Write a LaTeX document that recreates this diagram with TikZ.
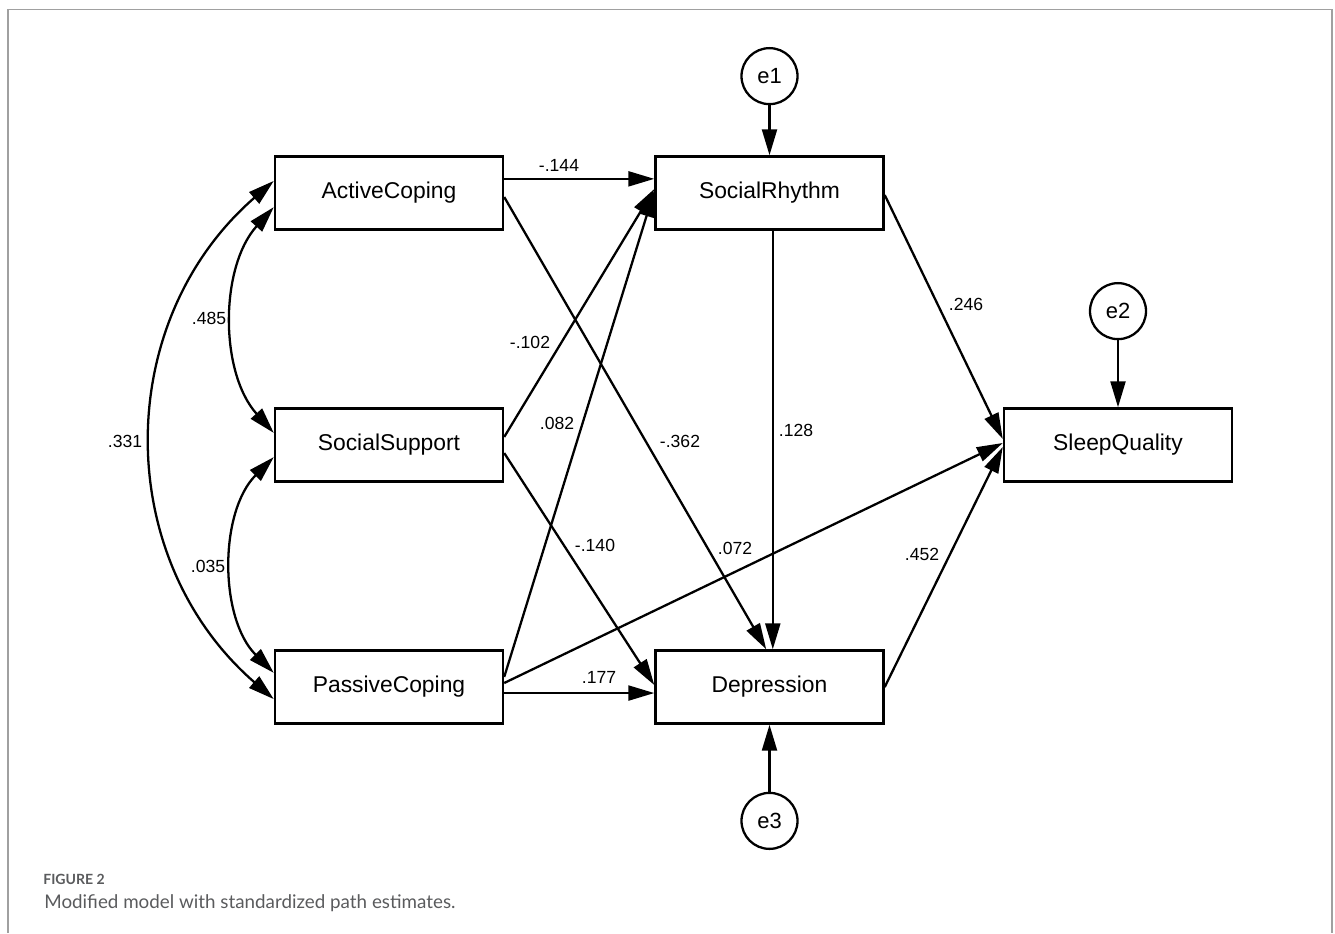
\documentclass[tikz,border=0pt]{standalone}
\usepackage{fontspec}
\setmainfont{Liberation Sans}
\newfontfamily\capfont{Lato}
\usetikzlibrary{arrows.meta,positioning}
\definecolor{framegray}{HTML}{A0A0A0}
\definecolor{capgray}{HTML}{5A5B5D}

\begin{document}
\begin{tikzpicture}[x=0.2mm,y=-0.2mm,>={Triangle[length=0.52cm,width=0.3cm]},node distance=1cm]
  \tikzstyle{var}=[draw,line width=1.4pt,minimum width=4.56cm,minimum height=1.46cm,font=\fontsize{13}{15}\selectfont]
  \tikzstyle{err}=[draw,circle,line width=1.3pt,minimum size=1.12cm,inner sep=0pt,font=\fontsize{12.5}{14}\selectfont]
  \tikzstyle{est}=[inner sep=1pt,font=\fontsize{10}{12}\selectfont]
  \tikzstyle{arr}=[line width=1.3pt,->]
  \useasboundingbox (0,0) rectangle (1335,933);
  \draw[framegray,line width=0.7pt] (8,933) -- (8,9.5) -- (1332,9.5) -- (1332,933);
  % observed variables
  \node[var] (ac) at (389,193) {ActiveCoping};
  \node[var] (ss) at (389,445) {SocialSupport};
  \node[var] (pc) at (389,687) {PassiveCoping};
  \node[var] (sr) at (769.5,193) {SocialRhythm};
  \node[var] (dep) at (769.5,687) {Depression};
  \node[var] (sq) at (1118,445) {SleepQuality};
  % residuals
  \node[err,above=1cm of sr] (e1) {e1};
  \node[err,above=1.34cm of sq] (e2) {e2};
  \node[err,below=1.34cm of dep] (e3) {e3};
  \draw[arr] (e1) -- (sr);
  \draw[arr] (e2) -- (sq);
  \draw[arr] (e3) -- (dep);
  % paths
  \draw[arr] (ac.7) -- (sr.173);
  \draw[arr] (ac.-2) -- (dep.95);
  \draw[arr] (ss.4) -- (sr.178);
  \draw[arr] (pc.5) -- (sr.179);
  \draw[arr] (ss.-4) -- (dep.179);
  \draw[arr] (pc.-3) -- (dep.183);
  \draw[arr] (pc.2) -- (sq.179);
  \draw[arr] (sr.-85) -- (dep.85);
  \draw[arr] (sr.-1) -- (sq.177);
  \draw[arr] (dep.0) -- (sq.181);
  % covariances
  \draw[arr,<->] (ac.174) to[bend right=49,looseness=1.06] (pc.186);
  \draw[arr,<->] (ac.187) to[bend right=42,looseness=0.92] (ss.174);
  \draw[arr,<->] (ss.186) to[bend right=45,looseness=0.92] (pc.173);
  % estimates
  \node[est] (l144) at (559,165) {-.144};
  \node[est] (l362) at (680,441) {-.362};
  \node[est] (l102) at (530,342) {-.102};
  \node[est] (l082) at (557,423) {.082};
  \node[est] (l140) at (595,545) {-.140};
  \node[est] (l177) at (599,677) {.177};
  \node[est] (l072) at (735,548) {.072};
  \node[est] (l128) at (796,430) {.128};
  \node[est] (l246) at (966,304) {.246};
  \node[est] (l452) at (922,554) {.452};
  \node[est] (l485) at (209,318) {.485};
  \node[est] (l331) at (125,441) {.331};
  \node[est] (l035) at (208,566) {.035};
  % caption
  \node[anchor=base west,inner sep=0pt,text=capgray,font=\capfont\bfseries\fontsize{8}{10}\selectfont] (fig) at (43,884) {FIGURE 2};
  \node[anchor=base west,inner sep=0pt,text=capgray,font=\capfont\fontsize{10.7}{12}\selectfont] (cap) at (44,908) {Modified model with standardized path estimates.};
\end{tikzpicture}
\end{document}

-------------------------

> _Exercise prompt_: Reproduce the whole listing exactly, but not the images in it.

> _Answer to the task_:
Write a LaTeX document that recreates this diagram with TikZ.
\documentclass[tikz,border=0pt]{standalone}
\usepackage{fontspec}
\setmainfont{Liberation Sans}
\newfontfamily\capfont{Lato}
\usetikzlibrary{arrows.meta,positioning}
\definecolor{framegray}{HTML}{A0A0A0}
\definecolor{capgray}{HTML}{5A5B5D}

\begin{document}
\begin{tikzpicture}[x=0.2mm,y=-0.2mm,>={Triangle[length=0.52cm,width=0.3cm]},node distance=1cm]
  \tikzstyle{var}=[draw,line width=1.4pt,minimum width=4.56cm,minimum height=1.46cm,font=\fontsize{13}{15}\selectfont]
  \tikzstyle{err}=[draw,circle,line width=1.3pt,minimum size=1.12cm,inner sep=0pt,font=\fontsize{12.5}{14}\selectfont]
  \tikzstyle{est}=[inner sep=1pt,font=\fontsize{10}{12}\selectfont]
  \tikzstyle{arr}=[line width=1.3pt,->]
  \useasboundingbox (0,0) rectangle (1335,933);
  \draw[framegray,line width=0.7pt] (8,933) -- (8,9.5) -- (1332,9.5) -- (1332,933);
  % observed variables
  \node[var] (ac) at (389,193) {ActiveCoping};
  \node[var] (ss) at (389,445) {SocialSupport};
  \node[var] (pc) at (389,687) {PassiveCoping};
  \node[var] (sr) at (769.5,193) {SocialRhythm};
  \node[var] (dep) at (769.5,687) {Depression};
  \node[var] (sq) at (1118,445) {SleepQuality};
  % residuals
  \node[err,above=1cm of sr] (e1) {e1};
  \node[err,above=1.34cm of sq] (e2) {e2};
  \node[err,below=1.34cm of dep] (e3) {e3};
  \draw[arr] (e1) -- (sr);
  \draw[arr] (e2) -- (sq);
  \draw[arr] (e3) -- (dep);
  % paths
  \draw[arr] (ac.7) -- (sr.173);
  \draw[arr] (ac.-2) -- (dep.95);
  \draw[arr] (ss.4) -- (sr.178);
  \draw[arr] (pc.5) -- (sr.179);
  \draw[arr] (ss.-4) -- (dep.179);
  \draw[arr] (pc.-3) -- (dep.183);
  \draw[arr] (pc.2) -- (sq.179);
  \draw[arr] (sr.-85) -- (dep.85);
  \draw[arr] (sr.-1) -- (sq.177);
  \draw[arr] (dep.0) -- (sq.181);
  % covariances
  \draw[arr,<->] (ac.174) to[bend right=49,looseness=1.06] (pc.186);
  \draw[arr,<->] (ac.187) to[bend right=42,looseness=0.92] (ss.174);
  \draw[arr,<->] (ss.186) to[bend right=45,looseness=0.92] (pc.173);
  % estimates
  \node[est] (l144) at (559,165) {-.144};
  \node[est] (l362) at (680,441) {-.362};
  \node[est] (l102) at (530,342) {-.102};
  \node[est] (l082) at (557,423) {.082};
  \node[est] (l140) at (595,545) {-.140};
  \node[est] (l177) at (599,677) {.177};
  \node[est] (l072) at (735,548) {.072};
  \node[est] (l128) at (796,430) {.128};
  \node[est] (l246) at (966,304) {.246};
  \node[est] (l452) at (922,554) {.452};
  \node[est] (l485) at (209,318) {.485};
  \node[est] (l331) at (125,441) {.331};
  \node[est] (l035) at (208,566) {.035};
  % caption
  \node[anchor=base west,inner sep=0pt,text=capgray,font=\capfont\bfseries\fontsize{8}{10}\selectfont] (fig) at (43,884) {FIGURE 2};
  \node[anchor=base west,inner sep=0pt,text=capgray,font=\capfont\fontsize{10.7}{12}\selectfont] (cap) at (44,908) {Modified model with standardized path estimates.};
\end{tikzpicture}
\end{document}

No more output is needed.